The poll focuses on views and experiences related to retirement among people over age 50, including not only people who have retired, but also people who plan to retire ("pre-retirees") and those who do not plan to do so. It was conducted by researchers at the Harvard School of Public Health.
"The poll shows that a significant number of people who are near retirement may be underestimating the challenges of retirement," said Robert Blendon, professor of Health Policy and Political Analysis at the Harvard School of Public Health. "When you compare what people think retirement will be like with what retirees say it actually is like, there are big differences. Pre-retirees may underestimate the degree to which their health and finances may be worse in retirement."
This poll is part of an on-going series of surveys developed by researchers at the Harvard Opinion Research Program (HORP) at the Harvard School of Public Health in partnership with the Robert Wood Johnson Foundation and NPR. The research team consists of
Harvard School of Public Health: Robert J. Blendon, Professor of Health Policy and Political Analysis and Executive Director of HORP; Gillian K. SteelFisher, Research Scientist and Assistant Director of HORP; Johanna Mailhot, Research Specialist; and Eran Ben-Porath of SSRS/ICR, an independent research company.
Robert Wood Johnson Foundation: Fred Mann, Interim Vice President, Communications; Kate Sullivan Hare, Director Policy Outreach and Public Affairs; and David Colby, Vice President, Research and Evaluation.
NPR: Joe Neel, Deputy Senior Supervising Editor; Anne Gudenkauf, Senior Supervising Editor, Science Desk; Steve Drummond, Senior National Editor.

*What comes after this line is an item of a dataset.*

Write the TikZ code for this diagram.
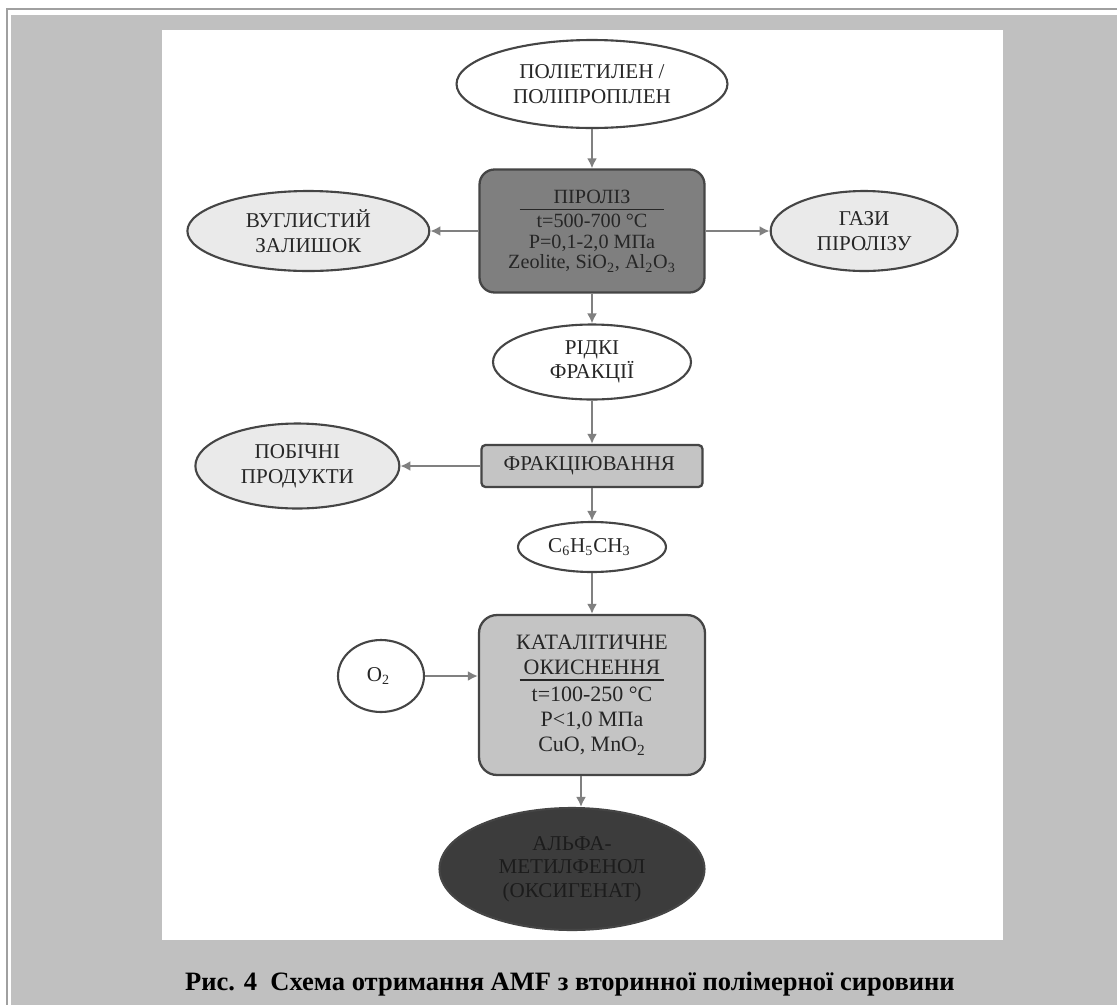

Possible sources of non-sampling error include non-response bias, as well as question wording and ordering effects. Non-response in telephone surveys produces some known biases in survey-derived estimates because participation tends to vary for different subgroups of the population. To compensate for these known biases and for variations in probability of selection within and across households, sample data are weighted by household size, cell phone/landline use and demographics (sex, age, race/ethnicity, education, marital status and census region) to reflect the true population. Other techniques, including random- digit dialing, replicate subsamples, and systematic respondent selection within households, are used to ensure that the sample is representative.